Однако в этом изложении обращают на себя внимание два фрагмента, обладающие определенной спецификой и заслуживающие специального анализа. Первый – эпизод с пробежавшим между противостоящими войсками зайцем. Эпизод этот (вернее, его изложение у Геродота) настолько важен, что необходимо привести его дословно:
134… Скифы, пешие и конные, выстроились против персов для боя; когда они [уже] стояли в боевом порядке, [вдруг] между ними проскочил заяц; скифы, чуть заметили его, бросились за ним вдогонку.

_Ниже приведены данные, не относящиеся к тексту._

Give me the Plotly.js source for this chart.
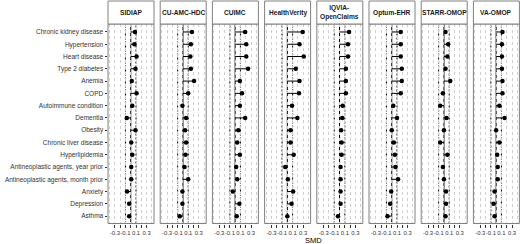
<!DOCTYPE html>
<html>
<head>
<meta charset="utf-8">
<script src="https://cdn.plot.ly/plotly-3.0.1.min.js"></script>
<style>html,body{margin:0;padding:0;background:#fff;}#chart{width:520px;height:244px;}</style>
</head>
<body>
<div id="chart"></div>
<script>
const categories = ["Chronic kidney disease","Hypertension","Heart disease","Type 2 diabetes","Anemia","COPD","Autoimmune condition","Dementia","Obesity","Chronic liver disease","Hyperlipidemia","Antineoplastic agents, year prior","Antineoplastic agents, month prior","Anxiety","Depression","Asthma"];
const sites = ["SIDIAP","CU-AMC-HDC","CUIMC","HealthVerity","IQVIA-<br>OpenClaims","Optum-EHR","STARR-OMOP","VA-OMOP"];
const smdSIDIAP       = [0.08,0.07,0.11,0.09,0.02,0.11,0.03,-0.075,0.09,0.01,0.03,0.01,0.01,-0.07,-0.03,-0.03];
const smdCUAMCHDC     = [0.17,0.15,0.14,0.15,0.21,0.10,-0.01,0.06,0.04,0.06,0.05,0.03,0.10,-0.01,-0.01,-0.06];
const smdCUIMC        = [0.19,0.21,0.21,0.245,0.09,0.13,0.09,0.19,0.06,0.04,0.09,0.02,0.04,-0.045,0.08,0.03];
const smdHealthVerity = [0.29,0.23,0.31,0.16,0.23,0.22,0.09,0.19,0.06,0.06,0.12,-0.04,0.01,0.11,0.08,0.0];
const smdIQVIA        = [0.18,0.16,0.16,0.12,0.12,0.12,0.06,0.05,0.03,0.04,0.04,0.02,0.02,0.02,0.02,-0.03];
const smdOptumEHR     = [0.17,0.17,0.17,0.19,0.19,0.17,0.03,0.10,0.0,0.04,0.06,0.07,0.12,-0.01,-0.03,-0.08];
const smdSTARR        = [0.03,0.08,0.065,0.03,0.12,-0.02,-0.07,0.05,0.0,-0.07,0.065,-0.02,0.0,0.04,0.04,0.03];
const smdVAOMOP       = [0.12,0.11,0.11,0.11,0.12,0.12,0.06,0.16,0.0,0.06,0.02,0.03,0.03,-0.03,-0.05,-0.03];
const siteValues = [smdSIDIAP,smdCUAMCHDC,smdCUIMC,smdHealthVerity,smdIQVIA,smdOptumEHR,smdSTARR,smdVAOMOP];
const majorTicks = [-0.3,-0.2,-0.1,0,0.1,0.2,0.3];
const majorText = ["-0.3","","-0.1","","0.1","","0.3"];
const refLines = [-0.1,0,0.1];

const W = 520, H = 244;
const panelStart = 108, panelStep = 52.2, panelW = 46;
const yBot = (H-223.5)/H, yTop = (H-24)/H, stripTop = (H-1)/H;

const traces = [], shapes = [], annotations = [];
const layout = {
  width: W, height: H,
  margin: {l:0,r:0,t:0,b:0},
  paper_bgcolor: "#fff", plot_bgcolor: "#fff",
  showlegend: false,
  font: {family: "Liberation Sans, Arial, sans-serif", color: "#333"},
  yaxis: {
    type: "category", categoryorder: "array", categoryarray: categories,
    range: [15.6,-0.65], domain: [yBot,yTop], anchor: "x",
    ticks: "outside", ticklen: 2.5, tickwidth: 1, tickcolor: "#333",
    tickfont: {size: 6.5, color: "#333"},
    showgrid: false, zeroline: false, showline: false
  }
};

siteValues.forEach((vals, i) => {
  const xa = i === 0 ? "x" : "x" + (i+1);
  const axKey = i === 0 ? "xaxis" : "xaxis" + (i+1);
  const x0 = (panelStart + panelStep*i)/W, x1 = (panelStart + panelStep*i + panelW)/W;
  layout[axKey] = {
    domain: [x0,x1], range: [-0.43,0.44], anchor: "y",
    tickmode: "array", tickvals: majorTicks, ticktext: majorText,
    ticks: "outside", ticklen: 3, tickwidth: 1, tickcolor: "#333",
    tickfont: {size: 5.9, color: "#333"}, tickangle: 0,
    showgrid: true, gridcolor: "#cfcfcf", gridwidth: 1, griddash: "dot",
    minor: {tickmode: "array", tickvals: [-0.4,0.4], ticks: "", showgrid: true, gridcolor: "#cfcfcf", gridwidth: 1, griddash: "dot"},
    zeroline: false, showline: false, fixedrange: true
  };
  traces.push({
    type: "scatter", mode: "markers", xaxis: xa, yaxis: "y",
    x: vals, y: categories,
    marker: {color: "#000", size: 4.5},
    error_x: {type: "data", symmetric: false,
      array: vals.map(v => v < 0 ? -v : 0),
      arrayminus: vals.map(v => v > 0 ? v : 0),
      color: "#000", thickness: 1, width: 0},
    hoverinfo: "skip"
  });
  refLines.forEach(r => {
    shapes.push({type: "line", xref: xa, yref: "y domain", x0: r, x1: r, y0: 0, y1: 1,
      line: {color: "#000", width: 1, dash: r === 0 ? "solid" : "2px,2px"}, layer: "below"});
  });
  shapes.push({type: "rect", xref: xa + " domain", yref: "y domain", x0: 0, x1: 1, y0: 0, y1: 1,
    line: {color: "#808080", width: 1}, fillcolor: "rgba(0,0,0,0)"});
  shapes.push({type: "rect", xref: xa + " domain", yref: "paper", x0: 0, x1: 1, y0: yTop, y1: stripTop,
    line: {color: "#808080", width: 1}, fillcolor: "#fff"});
  annotations.push({xref: xa + " domain", yref: "paper", x: 0.5, y: (yTop+stripTop)/2,
    text: "<b>" + sites[i] + "</b>", showarrow: false, xanchor: "center", yanchor: "middle",
    font: {size: 6.6, color: "#1a1a1a"}});
});

annotations.push({xref: "paper", yref: "paper", x: 313.5/W, y: 4/H, text: "SMD", showarrow: false,
  xanchor: "center", yanchor: "middle", font: {size: 7.5, color: "#000"}});

layout.shapes = shapes;
layout.annotations = annotations;

Plotly.newPlot("chart", traces, layout, {staticPlot: true, displayModeBar: false});
</script>
</body>
</html>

Когда у них поднялись суматоха и крики, Дарий спросил [о причине] тревоги среди неприятелей. Узнав, что они гоняются за зайцем, он сказал лицам, которым обыкновенно сообщал свои мысли: «Эти люди относятся к нам с большим пренебрежением, и мне теперь ясно, что Гобрий правильно объяснил смысл скифских даров. Положение дела и мне самому представляется уже таким, и потому следует хорошенько обсудить, как нам обеспечить себе возвращение».

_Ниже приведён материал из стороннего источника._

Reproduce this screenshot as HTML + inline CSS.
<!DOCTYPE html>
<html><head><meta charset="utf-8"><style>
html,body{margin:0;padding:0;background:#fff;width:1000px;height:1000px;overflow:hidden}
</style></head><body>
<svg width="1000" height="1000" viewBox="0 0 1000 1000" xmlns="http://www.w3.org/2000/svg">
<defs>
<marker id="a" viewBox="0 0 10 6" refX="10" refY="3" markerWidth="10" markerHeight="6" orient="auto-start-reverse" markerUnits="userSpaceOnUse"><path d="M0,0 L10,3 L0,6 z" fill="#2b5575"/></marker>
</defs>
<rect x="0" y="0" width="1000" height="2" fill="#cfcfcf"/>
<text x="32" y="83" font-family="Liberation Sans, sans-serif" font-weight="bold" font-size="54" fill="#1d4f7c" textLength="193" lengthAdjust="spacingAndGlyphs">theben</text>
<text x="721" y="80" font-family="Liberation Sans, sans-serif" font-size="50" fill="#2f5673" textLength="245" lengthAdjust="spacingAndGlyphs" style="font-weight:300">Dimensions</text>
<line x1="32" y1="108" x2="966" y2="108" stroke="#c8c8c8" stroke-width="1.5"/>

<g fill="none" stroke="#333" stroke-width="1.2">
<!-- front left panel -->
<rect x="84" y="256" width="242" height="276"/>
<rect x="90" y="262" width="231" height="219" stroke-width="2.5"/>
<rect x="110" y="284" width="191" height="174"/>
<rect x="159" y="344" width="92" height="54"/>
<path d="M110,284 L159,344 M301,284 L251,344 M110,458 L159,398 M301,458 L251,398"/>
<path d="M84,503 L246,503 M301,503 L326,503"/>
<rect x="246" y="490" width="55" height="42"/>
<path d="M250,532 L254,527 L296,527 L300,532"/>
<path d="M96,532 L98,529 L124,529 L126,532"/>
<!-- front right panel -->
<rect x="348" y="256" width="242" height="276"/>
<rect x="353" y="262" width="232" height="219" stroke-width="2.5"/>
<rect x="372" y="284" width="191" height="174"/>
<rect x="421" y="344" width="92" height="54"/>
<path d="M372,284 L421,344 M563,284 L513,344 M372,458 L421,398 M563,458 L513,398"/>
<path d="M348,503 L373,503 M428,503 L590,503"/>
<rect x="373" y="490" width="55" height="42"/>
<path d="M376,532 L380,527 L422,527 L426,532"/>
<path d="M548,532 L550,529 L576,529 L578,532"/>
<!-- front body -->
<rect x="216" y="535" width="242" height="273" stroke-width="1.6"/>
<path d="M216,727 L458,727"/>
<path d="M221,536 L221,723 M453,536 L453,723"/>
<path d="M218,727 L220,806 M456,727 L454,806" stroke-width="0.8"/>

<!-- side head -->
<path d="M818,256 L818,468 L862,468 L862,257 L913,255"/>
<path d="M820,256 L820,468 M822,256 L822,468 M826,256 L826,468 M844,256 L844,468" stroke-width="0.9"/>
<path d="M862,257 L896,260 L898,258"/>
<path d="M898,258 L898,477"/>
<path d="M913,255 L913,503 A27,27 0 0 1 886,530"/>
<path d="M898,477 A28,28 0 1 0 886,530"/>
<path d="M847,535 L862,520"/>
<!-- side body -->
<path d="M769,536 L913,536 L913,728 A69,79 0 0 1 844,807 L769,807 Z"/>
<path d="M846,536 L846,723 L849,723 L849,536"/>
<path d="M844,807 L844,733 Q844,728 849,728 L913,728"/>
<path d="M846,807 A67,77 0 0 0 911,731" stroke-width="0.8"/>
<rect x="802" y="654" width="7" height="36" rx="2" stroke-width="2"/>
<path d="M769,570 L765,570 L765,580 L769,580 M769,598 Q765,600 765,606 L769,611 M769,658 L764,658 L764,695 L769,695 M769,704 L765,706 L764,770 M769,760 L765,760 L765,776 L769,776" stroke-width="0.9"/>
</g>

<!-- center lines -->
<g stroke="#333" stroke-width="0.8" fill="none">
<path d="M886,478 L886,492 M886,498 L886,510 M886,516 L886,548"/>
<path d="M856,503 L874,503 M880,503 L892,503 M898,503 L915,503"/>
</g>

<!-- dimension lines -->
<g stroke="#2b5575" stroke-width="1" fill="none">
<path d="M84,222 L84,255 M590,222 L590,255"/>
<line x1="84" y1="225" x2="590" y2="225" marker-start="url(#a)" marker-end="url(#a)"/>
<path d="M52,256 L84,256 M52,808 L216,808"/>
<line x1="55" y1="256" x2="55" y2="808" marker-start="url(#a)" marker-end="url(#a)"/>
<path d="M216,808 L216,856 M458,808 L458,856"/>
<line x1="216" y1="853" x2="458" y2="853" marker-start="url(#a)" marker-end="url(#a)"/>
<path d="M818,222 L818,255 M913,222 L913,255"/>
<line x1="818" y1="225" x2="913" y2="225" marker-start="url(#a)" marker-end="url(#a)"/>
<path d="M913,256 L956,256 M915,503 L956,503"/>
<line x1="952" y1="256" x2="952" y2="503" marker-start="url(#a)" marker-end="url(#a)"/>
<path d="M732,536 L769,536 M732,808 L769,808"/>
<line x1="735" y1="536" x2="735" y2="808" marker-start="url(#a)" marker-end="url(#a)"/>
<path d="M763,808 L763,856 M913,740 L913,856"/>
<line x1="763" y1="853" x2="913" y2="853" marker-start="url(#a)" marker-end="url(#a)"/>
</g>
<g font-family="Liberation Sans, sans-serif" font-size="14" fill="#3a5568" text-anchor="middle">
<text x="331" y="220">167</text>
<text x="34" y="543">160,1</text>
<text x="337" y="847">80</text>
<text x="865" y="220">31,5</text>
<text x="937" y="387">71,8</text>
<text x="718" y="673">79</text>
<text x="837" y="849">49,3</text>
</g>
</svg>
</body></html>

Высказанное недавно Е. В. Черненко [1982: 29] предположение, согласно которому этот эпизод свидетельствует, что скифы «всего лишь демонстрировали свою готовность к бою, уклонившись от него в решающий момент под смехотворным предлогом», и его замечание об «издевательском характере такой демонстрации» представляют выразительный пример модернизирующего рационального толкования, совершенно не учитывающего специфики архаической культуры, и в частности фольклорной природы источников Геродота. Между тем и сам этот эпизод, и его толкование отцом истории имеют вполне фольклорный характер. В принципе можно было бы допустить, что здесь – как и во всем повествовании о скифо-персидской войне – Геродот достаточно близко следует своему эпическому источнику, если бы не одно обстоятельство. Геродотово толкование правомерно лишь в контексте рассказа об этой войне и предполагает отсутствие у интересующего нас мотива преследования зайца более универсального «подтекста». Между тем привлечение изобразительных данных настойчиво заставляет предполагать существование такого подтекста. Изображения зайца вообще достаточно широко представлены у народов степного пояса, в том числе у европейских скифов [Шкурко 1975: 17, табл. 1], что свидетельствует об их семантической нагруженности (рис. 3). В частности, популярны здесь сцены его преследования и поражения, причем по-разному трактованные. Иногда это охота всадника за зайцем, как на золотых бляшках из Куль-обы (рис. 4) или на серебряных из Александро-польского кургана. В некоторых случаях мы видим преследование зайца собакой, как на серии горитов типа чертомлыцкого (рис. 31) и на пекторалях из Толстой Могилы (рис. 36) и Большой Близницы; костяные пластины из Куль-обы (рис. 5), где изображены упавший с лошади всадник и собака, гонящая зайца (при этом еще А. А. Передольская [1945: 80] трактовала обе сцены как цельную композицию, представляющую охоту на зайца), позволяют предполагать, что обе названные трактовки семантически эквивалентны. Наконец, имеются изображения терзания зайца хищной птицей.